Au total, s'il y a bien, dans les dialogues de la fin de la carrière de Platon, une insistance sur le travail dichotomique, on ne peut vraiment parler de tournant. Il est indispensable de parler de LA dialectique, à quelque moment que ce soit, même si la dialectique est multiple, car elle n'est multiple que dans ses aspects, ses moments. Le dialecticien est celui qui maîtrise l'unité et la multiplicité de la dialectique.
Lisons côte à côte le Philèbe, en 57e, et la République, Livre V, en 454a et sq. Dans le texte de la République, où la dialectique est pour la première fois abordée de manière aussi développée, aussi systématisée, la référence au travail dichotomique est explicite, d'autant plus que la méthode de division distingue le dialecticien et permet de le reconnaître.

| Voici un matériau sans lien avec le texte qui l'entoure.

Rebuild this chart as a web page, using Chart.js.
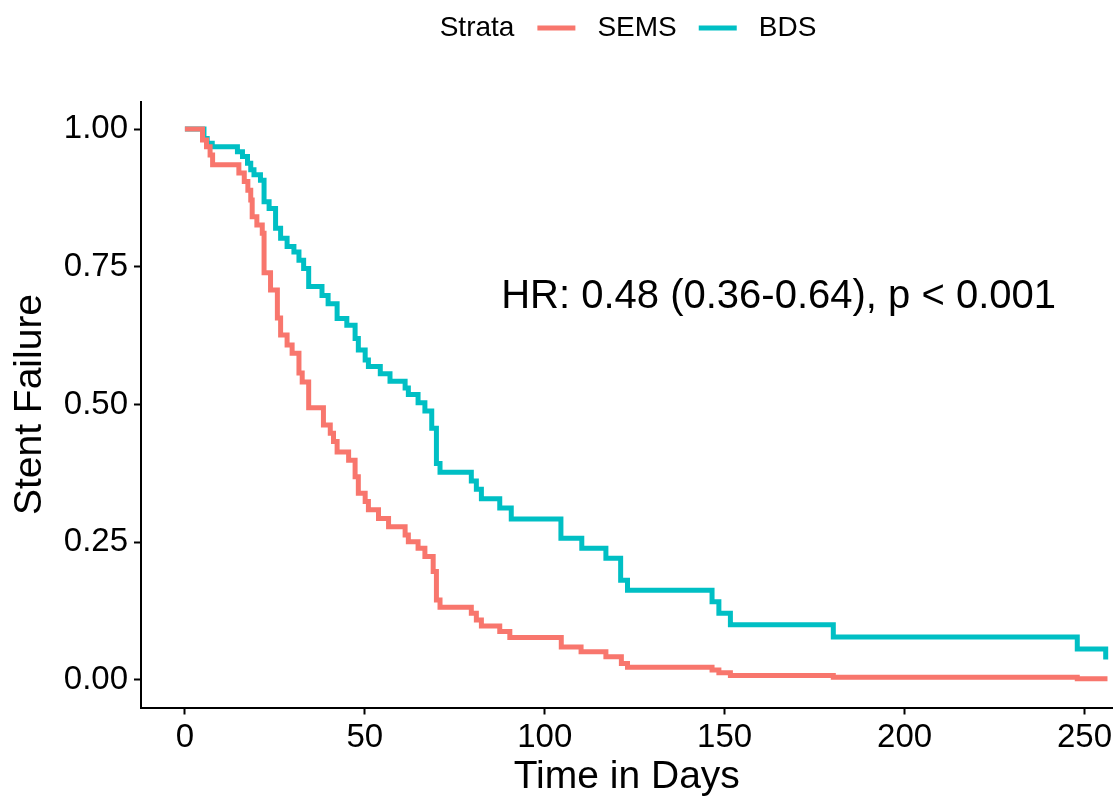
<!DOCTYPE html>
<html>
<head>
<meta charset="utf-8">
<script src="https://cdn.jsdelivr.net/npm/chart.js@4.4.1/dist/chart.umd.min.js"></script>
<style>
  html, body { margin: 0; padding: 0; background: #fff; }
  #wrap { width: 1116px; height: 798px; }
</style>
</head>
<body>
<div id="wrap"><canvas id="km"></canvas></div>
<script>
// Kaplan-Meier steps (days, proportion)
const semsTime = [0, 4.9, 6.0, 7.0, 7.7, 15, 16.5, 17.5, 18.3, 18.7, 20, 21.5, 22, 23.8, 25.7, 26.6, 28.4, 29.8, 31.7, 32.6, 34.4, 38.5, 40.4, 41.3, 42.3, 45.5, 47.3, 48.2, 50.1, 51, 53.8, 56.6, 61.2, 62.1, 64.8, 66.7, 69, 69.9, 70.9, 79.6, 81, 82.4, 87.5, 90.3, 104.6, 110.1, 117, 121.3, 123, 146.5, 148.4, 151.6, 180.2, 248, 256.4];
const semsSurv = [1.0, 0.98, 0.968, 0.953, 0.935, 0.92, 0.905, 0.889, 0.871, 0.841, 0.826, 0.811, 0.739, 0.708, 0.657, 0.626, 0.608, 0.593, 0.557, 0.541, 0.494, 0.463, 0.448, 0.433, 0.414, 0.399, 0.369, 0.339, 0.324, 0.309, 0.293, 0.278, 0.263, 0.251, 0.239, 0.224, 0.197, 0.145, 0.132, 0.121, 0.109, 0.098, 0.088, 0.077, 0.060, 0.051, 0.042, 0.030, 0.023, 0.018, 0.013, 0.008, 0.005, 0.002, 0.002];

const bdsTime = [0, 5.3, 6.2, 7.6, 14.6, 16, 17.4, 18.3, 19.2, 21, 22, 23.4, 25.2, 26.6, 28.4, 30.3, 31.7, 33, 34.4, 38.1, 39.8, 42.3, 45, 47.3, 48.2, 50.1, 51, 54.3, 57, 61.2, 62.1, 64.8, 66.7, 68.6, 69.9, 70.9, 79.6, 81, 82.4, 87.5, 90.7, 104.5, 110.3, 117, 121.1, 123, 146.5, 148.4, 151.6, 180.2, 248, 255.9];
const bdsSurv = [1.0, 0.983, 0.974, 0.968, 0.959, 0.950, 0.938, 0.926, 0.917, 0.907, 0.868, 0.856, 0.820, 0.802, 0.787, 0.777, 0.762, 0.747, 0.714, 0.698, 0.683, 0.656, 0.644, 0.620, 0.599, 0.581, 0.569, 0.556, 0.542, 0.530, 0.518, 0.503, 0.488, 0.457, 0.393, 0.377, 0.361, 0.346, 0.329, 0.312, 0.292, 0.257, 0.239, 0.221, 0.181, 0.163, 0.142, 0.121, 0.100, 0.078, 0.056, 0.037];

const xTicks = [0, 50, 100, 150, 200, 250];
const yTicks = [0, 0.25, 0.5, 0.75, 1];
const strata = ["SEMS", "BDS"];
const strataColors = ["#F8766D", "#00BFC4"];
const hrText = "HR: 0.48 (0.36-0.64), p < 0.001";

const FONT = "'Liberation Sans', Arial, sans-serif";

const toPoints = (times, surv) => times.map((t, i) => ({ x: t, y: surv[i] }));

// legend drawn inline like ggplot: "Strata  — SEMS  — BDS"
const stripLegend = {
  id: "stripLegend",
  afterDraw(chart) {
    const ctx = chart.ctx;
    ctx.save();
    ctx.font = "28px " + FONT;
    ctx.textBaseline = "middle";
    ctx.fillStyle = "#000";
    const y = 28;
    const parts = ["Strata", ...strata];
    const widths = parts.map((p) => ctx.measureText(p).width);
    const swatch = 38, gapBefore = 23, gapAfter = 22, gapItem = 22;
    let total = widths[0];
    strata.forEach((s, i) => {
      total += gapBefore + swatch + gapAfter + widths[i + 1];
    });
    let x = 628.5 - total / 2;
    ctx.fillText(parts[0], x, y);
    x += widths[0];
    strata.forEach((s, i) => {
      x += i === 0 ? gapBefore : gapItem;
      ctx.strokeStyle = strataColors[i];
      ctx.lineWidth = 5;
      ctx.beginPath();
      ctx.moveTo(x, y);
      ctx.lineTo(x + swatch, y);
      ctx.stroke();
      x += swatch + gapAfter;
      ctx.fillText(s, x, y);
      x += widths[i + 1];
    });
    ctx.restore();
  },
};

const hrLabel = {
  id: "hrLabel",
  afterDatasetsDraw(chart) {
    const { ctx, scales } = chart;
    ctx.save();
    ctx.font = "40px " + FONT;
    ctx.fillStyle = "#000";
    ctx.textAlign = "center";
    ctx.textBaseline = "middle";
    ctx.fillText(hrText, scales.x.getPixelForValue(165), scales.y.getPixelForValue(0.695));
    ctx.restore();
  },
};

window.onload = () => {
  new Chart(document.getElementById("km").getContext("2d"), {
    type: "line",
    data: {
      datasets: strata.map((name, i) => ({
        label: name,
        data: i === 0 ? toPoints(semsTime, semsSurv) : toPoints(bdsTime, bdsSurv),
        borderColor: strataColors[i],
        borderWidth: 5,
        stepped: true,
        pointRadius: 0,
        fill: false,
      })),
    },
    options: {
      responsive: true,
      maintainAspectRatio: false,
      animation: false,
      events: [],
      layout: { padding: { top: 101.5, left: 0, right: 0, bottom: 0 } },
      plugins: {
        legend: { display: false },
        tooltip: { enabled: false },
      },
      scales: {
        x: {
          type: "linear",
          min: -12.2,
          max: 257.8,
          afterBuildTicks: (scale) => {
            scale.ticks = xTicks.map((v) => ({ value: v }));
          },
          afterFit: (scale) => {
            scale.height = 90.5;
          },
          ticks: {
            color: "#000",
            font: { family: FONT, size: 33 },
            padding: 4,
            maxRotation: 0,
            autoSkip: false,
          },
          grid: {
            drawOnChartArea: false,
            drawTicks: true,
            tickLength: 7,
            tickWidth: 2,
            tickColor: "#000",
          },
          border: { display: true, color: "#000", width: 2 },
          title: {
            display: true,
            text: "Time in Days",
            color: "#000",
            font: { family: FONT, size: 39, lineHeight: 1 },
            padding: { top: 0, bottom: 1 },
          },
        },
        y: {
          type: "linear",
          min: -0.05,
          max: 1.05,
          afterBuildTicks: (scale) => {
            scale.ticks = yTicks.map((v) => ({ value: v }));
          },
          afterFit: (scale) => {
            scale.width = 141;
          },
          ticks: {
            color: "#000",
            font: { family: FONT, size: 33 },
            padding: 6,
            callback: (v) => Number(v).toFixed(2),
          },
          grid: {
            drawOnChartArea: false,
            drawTicks: true,
            tickLength: 7,
            tickWidth: 2,
            tickColor: "#000",
          },
          border: { display: true, color: "#000", width: 2 },
          title: {
            display: true,
            text: "Stent Failure",
            color: "#000",
            font: { family: FONT, size: 39, lineHeight: 1 },
            padding: { top: 10.5, bottom: 0 },
          },
        },
      },
    },
    plugins: [stripLegend, hrLabel],
  });
};
</script>
</body>
</html>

Dans le Philèbe, il est explicitement rappelé que la dialectique, c'est LA connaissance suprême, la science de l'Être (la réalité de l'Être est ce qui, de sa nature, est éternellement immuable - confirmation de l'interprétation moniste de la dialectique).


Conclusion

Pourquoi doit-on redescendre, une fois atteint le Bien ? Plotin, par exemple, choisit de s'arrêter au Bien.

Platon n'est pas un mystique, on ne peut dire que la fonction de la dialectique est de s'arrêter au Bien. Il faut redescendre, une fois le Bien atteint. C'est de la politique, de la vie des hommes que Platon se soucie (quoique cette interprétation soit limitée).

La République montre 2 préoccupations :
- une préoccupation ontologique
- une préoccupation logique

Après la République, Platon aura 3 préoccupations :
- le discours des hommes (Sophiste)
- le monde dans lequel ils vivent (Timée)
- la vie que mènent les hommes (Philèbe)

Tout cela implique une redescente, c'est pourquoi la dialectique ne cesse pas dans la contemplation.